# Tivo Suggestion record HD



## MasterCephus (Jan 3, 2005)

This is concerning series 3 Tivos.

I have standard local channels and I also have local HD channels. There are a lot of times where my tivo will record a suggestion in standard that it could have recorded in HD. For instance, the suggestion will record Scrubs on my standard local channel where it could have recorded it on the HD channel. 

Since there are multiple channels that a lot of people have that have both HD and standard versions, it would be nice if you could tell the Tivo to only record said on HD channels. 

I know you can get around this by blocking the local standard channels, but this is more of a work around instead of a feature.

any thoughts?


----------



## phox_mulder (Feb 23, 2006)

MasterCephus said:


> I have standard local channels and I also have local HD channels.
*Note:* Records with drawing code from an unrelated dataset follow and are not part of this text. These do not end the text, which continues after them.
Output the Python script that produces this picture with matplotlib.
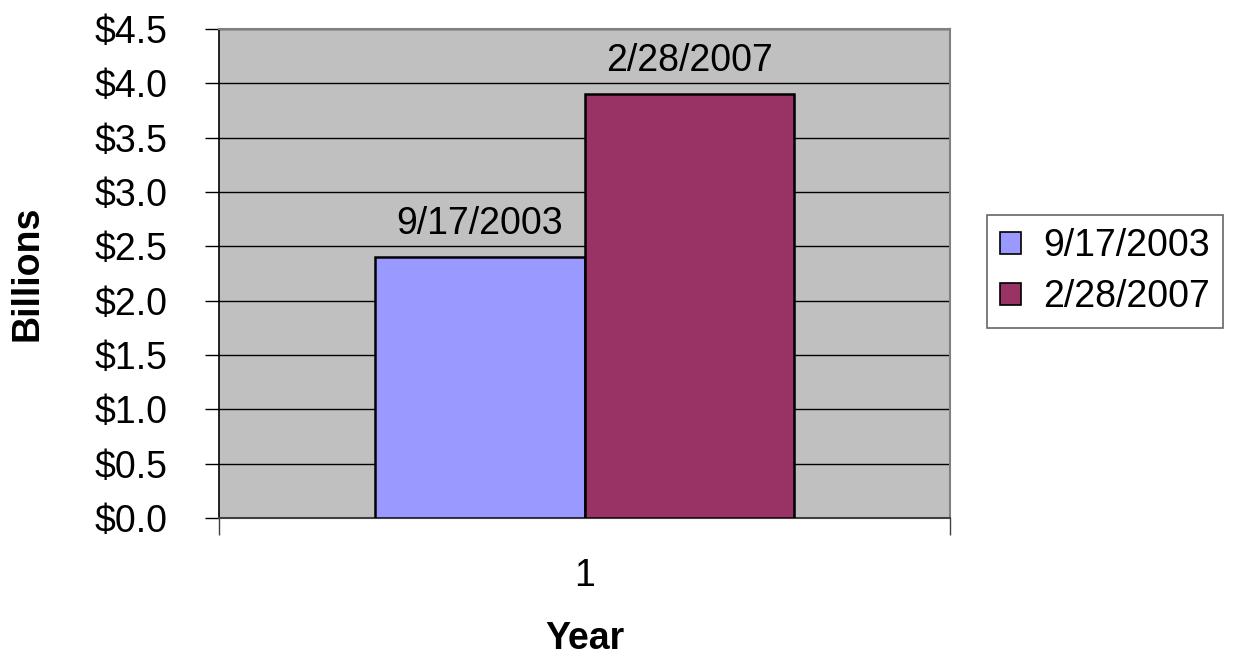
import numpy as np
import matplotlib.pyplot as plt
from matplotlib.ticker import FixedLocator, NullFormatter, FixedFormatter

plt.rcParams['font.family'] = ['Liberation Sans', 'DejaVu Sans']
FS = 27

categories = ['1']
series_names = ['9/17/2003', '2/28/2007']
values = [2.4, 3.9]
bar_colors = ['#9999FF', '#993366']
y_ticks = np.arange(0, 4.51, 0.5)

fig = plt.figure(figsize=(12.4, 6.57), dpi=100)
ax = fig.add_axes([219 / 1240, 1 - 518 / 657, 731 / 1240, 489 / 657])
ax.set_facecolor('#C0C0C0')

width = 0.287
offsets = [-width / 2, width / 2]
handles = []
for name, val, col, off in zip(series_names, values, bar_colors, offsets):
    b = ax.bar(0 + off, val, width, color=col, edgecolor='black',
               linewidth=1.8, label=name, zorder=3)
    handles.append(b)
    ax.annotate(name, (0 + off, val), xytext=(0, 11), textcoords='offset points',
                ha='center', va='bottom', fontsize=FS, zorder=4)

ax.set_xlim(-0.5, 0.5)
ax.set_ylim(0, 4.5)
ax.set_yticks(y_ticks)
ax.set_yticklabels(['${:.1f}'.format(t) for t in y_ticks], fontsize=FS)
ax.yaxis.grid(True, color='black', linewidth=1.0, zorder=0)
ax.set_axisbelow(True)

# category label sits between the two outer ticks
ax.xaxis.set_major_locator(FixedLocator([-0.5, 0.5]))
ax.xaxis.set_major_formatter(NullFormatter())
ax.xaxis.set_minor_locator(FixedLocator([0]))
ax.xaxis.set_minor_formatter(FixedFormatter(categories))
ax.tick_params(axis='x', which='major', length=12, width=1, color='#404040')
ax.tick_params(axis='x', which='minor', length=0, pad=29, labelsize=FS)
ax.tick_params(axis='y', length=10, width=1, pad=27)

ax.spines['left'].set_color('black')
ax.spines['left'].set_linewidth(1.2)
ax.spines['bottom'].set_color('#404040')
ax.spines['bottom'].set_linewidth(1.5)
for s in ['top', 'right']:
    ax.spines[s].set_color('#808080')
    ax.spines[s].set_linewidth(1.5)

ax.set_xlabel('Year', fontsize=FS, fontweight='bold', labelpad=19)
ax.set_ylabel('Billions', fontsize=FS, fontweight='bold', va='center')
ax.yaxis.set_label_coords(-(219 - 28) / 731, 0.5)

leg = ax.legend(handles=handles, labels=series_names, loc='upper left',
                bbox_to_anchor=(987 / 1240, 1 - 215 / 657), bbox_transform=fig.transFigure,
                fontsize=FS, frameon=True, fancybox=False, handlelength=0.55,
                handleheight=0.55, handletextpad=0.6, borderpad=0.35,
                labelspacing=0.4, borderaxespad=0)
leg.get_frame().set_edgecolor('#404040')
leg.get_frame().set_linewidth(1.2)
for h in leg.legend_handles:
    h.set_linewidth(1.2)

fig.savefig('out.png', dpi=100)
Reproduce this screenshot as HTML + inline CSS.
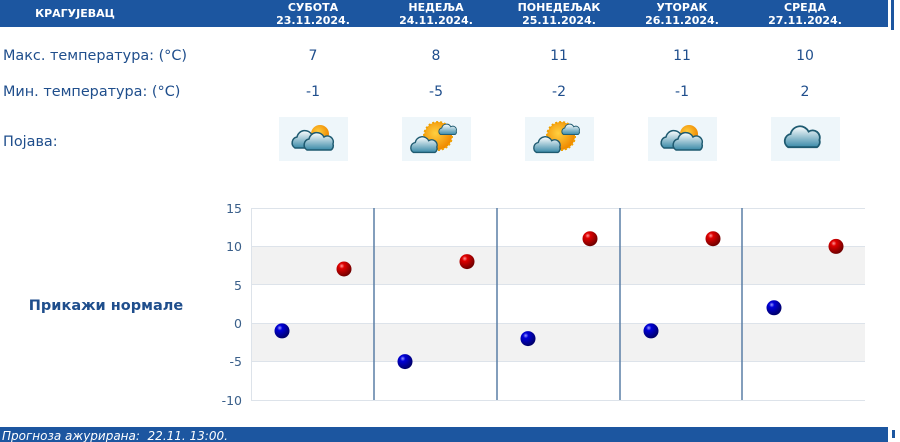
<!DOCTYPE html>
<html><head><meta charset="utf-8"><style>
html,body{margin:0;padding:0;background:#fff;width:900px;height:442px;overflow:hidden}
svg{display:block}
</style></head><body>
<svg width="900" height="442" xmlns="http://www.w3.org/2000/svg" font-family="DejaVu Sans, Liberation Sans, sans-serif">
<defs>
<radialGradient id="rd" cx="0.35" cy="0.3" r="0.7"><stop offset="0" stop-color="#ff9a9a"/><stop offset="0.25" stop-color="#e00000"/><stop offset="1" stop-color="#700000"/></radialGradient>
<radialGradient id="bl" cx="0.35" cy="0.3" r="0.7"><stop offset="0" stop-color="#9a9aff"/><stop offset="0.25" stop-color="#0000d8"/><stop offset="1" stop-color="#00006a"/></radialGradient>
<radialGradient id="sun" cx="0.4" cy="0.4" r="0.6"><stop offset="0" stop-color="#ffd040"/><stop offset="1" stop-color="#f08a00"/></radialGradient>
<linearGradient id="cl" x1="0" y1="0" x2="0" y2="1"><stop offset="0" stop-color="#ffffff"/><stop offset="1" stop-color="#3a8aa8"/></linearGradient>
<g id="cloud"><path d="M-14,6 a6,6 0 0 1 2,-11 a8,8 0 0 1 15,-2 a6,6 0 0 1 9,7 a5,5 0 0 1 -2,6 z" fill="url(#cl)" stroke="#1e5a70" stroke-width="1.5"/></g>
</defs>
<rect x="0" y="0" width="888" height="27" fill="#1c56a0"/>
<rect x="891" y="0" width="3" height="30" fill="#1c56a0"/>
<g fill="#fff" font-size="11" font-weight="bold" text-anchor="middle">
<text x="75" y="17">КРАГУЈЕВАЦ</text>
<text x="313" y="11">СУБОТА</text><text x="313" y="24">23.11.2024.</text>
<text x="436" y="11">НЕДЕЉА</text><text x="436" y="24">24.11.2024.</text>
<text x="559" y="11">ПОНЕДЕЉАК</text><text x="559" y="24">25.11.2024.</text>
<text x="682" y="11">УТОРАК</text><text x="682" y="24">26.11.2024.</text>
<text x="805" y="11">СРЕДА</text><text x="805" y="24">27.11.2024.</text>
</g>
<g fill="#1f4e8c" font-size="14.4">
<text x="3" y="60">Макс. температура: (°C)</text>
<text x="3" y="96">Мин. температура: (°C)</text>
<text x="3" y="146">Појава:</text>
</g>
<g fill="#1f4e8c" font-size="14" text-anchor="middle">
<text x="313" y="60">7</text><text x="436" y="60">8</text><text x="559" y="60">11</text><text x="682" y="60">11</text><text x="805" y="60">10</text>
<text x="313" y="96">-1</text><text x="436" y="96">-5</text><text x="559" y="96">-2</text><text x="682" y="96">-1</text><text x="805" y="96">2</text>
</g>
<g fill="#eef6fa">
<rect x="279" y="117" width="69" height="44"/><rect x="402" y="117" width="69" height="44"/><rect x="525" y="117" width="69" height="44"/><rect x="648" y="117" width="69" height="44"/><rect x="771" y="117" width="69" height="44"/>
</g>
<g transform="translate(313,139)"><circle cx="7" cy="-5" r="9" fill="url(#sun)"/><use href="#cloud" transform="translate(-4,3)"/><use href="#cloud" transform="translate(8,5)"/></g>
<g transform="translate(682,139)"><circle cx="7" cy="-5" r="9" fill="url(#sun)"/><use href="#cloud" transform="translate(-4,3)"/><use href="#cloud" transform="translate(8,5)"/></g>
<g transform="translate(436,139)"><circle cx="2" cy="-3" r="14" fill="url(#sun)" stroke="#f0a000" stroke-width="2" stroke-dasharray="2 2"/><use href="#cloud" transform="translate(13,-8) scale(0.6)"/><use href="#cloud" transform="translate(-10,8) scale(0.9)"/></g>
<g transform="translate(559,139)"><circle cx="2" cy="-3" r="14" fill="url(#sun)" stroke="#f0a000" stroke-width="2" stroke-dasharray="2 2"/><use href="#cloud" transform="translate(13,-8) scale(0.6)"/><use href="#cloud" transform="translate(-10,8) scale(0.9)"/></g>
<g transform="translate(805,140)"><use href="#cloud" transform="scale(1.2)"/></g>
<text x="106" y="310" fill="#1f4e8c" font-size="14.5" font-weight="bold" text-anchor="middle">Прикажи нормале</text>
<rect x="251" y="246.4" width="614" height="38.4" fill="#f2f2f2"/>
<rect x="251" y="323.2" width="614" height="38.4" fill="#f2f2f2"/>
<g stroke="#dde3ea" stroke-width="1">
<line x1="251" y1="208.5" x2="865" y2="208.5"/><line x1="251" y1="246.5" x2="865" y2="246.5"/><line x1="251" y1="284.5" x2="865" y2="284.5"/><line x1="251" y1="323.5" x2="865" y2="323.5"/><line x1="251" y1="361.5" x2="865" y2="361.5"/><line x1="251" y1="400.5" x2="865" y2="400.5"/>
<line x1="251.5" y1="208" x2="251.5" y2="400"/>
</g>
<g stroke="#5a7ea6" stroke-width="1.5">
<line x1="374" y1="208" x2="374" y2="400"/><line x1="497" y1="208" x2="497" y2="400"/><line x1="620" y1="208" x2="620" y2="400"/><line x1="742" y1="208" x2="742" y2="400"/>
</g>
<g fill="#3a5f8a" font-size="12.5" text-anchor="end">
<text x="242" y="213">15</text><text x="242" y="251">10</text><text x="242" y="290">5</text><text x="242" y="328">0</text><text x="242" y="366">-5</text><text x="242" y="405">-10</text>
</g>
<g>
<circle cx="282" cy="330.9" r="7.5" fill="url(#bl)"/><circle cx="344" cy="269" r="7.5" fill="url(#rd)"/>
<circle cx="405" cy="361.6" r="7.5" fill="url(#bl)"/><circle cx="467" cy="261.6" r="7.5" fill="url(#rd)"/>
<circle cx="528" cy="338.6" r="7.5" fill="url(#bl)"/><circle cx="590" cy="238.7" r="7.5" fill="url(#rd)"/>
<circle cx="651" cy="330.9" r="7.5" fill="url(#bl)"/><circle cx="713" cy="238.7" r="7.5" fill="url(#rd)"/>
<circle cx="774" cy="307.8" r="7.5" fill="url(#bl)"/><circle cx="836" cy="246.4" r="7.5" fill="url(#rd)"/>
</g>
<rect x="0" y="427" width="888" height="15" fill="#1c56a0"/>
<rect x="892" y="430" width="3" height="8" fill="#1c56a0"/>
<text x="2" y="440" fill="#fff" font-size="12" font-style="italic" xml:space="preserve">Прогноза ажурирана:  22.11. 13:00.</text>
</svg>
</body></html>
There are a lot of times where my tivo will record a suggestion in standard that it could have recorded in HD. For instance, the suggestion will record Scrubs on my standard local channel where it could have recorded it on the HD channel.


First off, Scrubs isn't in HD so you're not losing anything.

This is rumored to being addressed in the next software update, called the Spring 2007 Update.

phox


----------



## MasterCephus (Jan 3, 2005)

> First off, Scrubs isn't in HD so you're not losing anything.


Ok then we'll say Law & Order then...same difference.

Thanks for the info though.


----------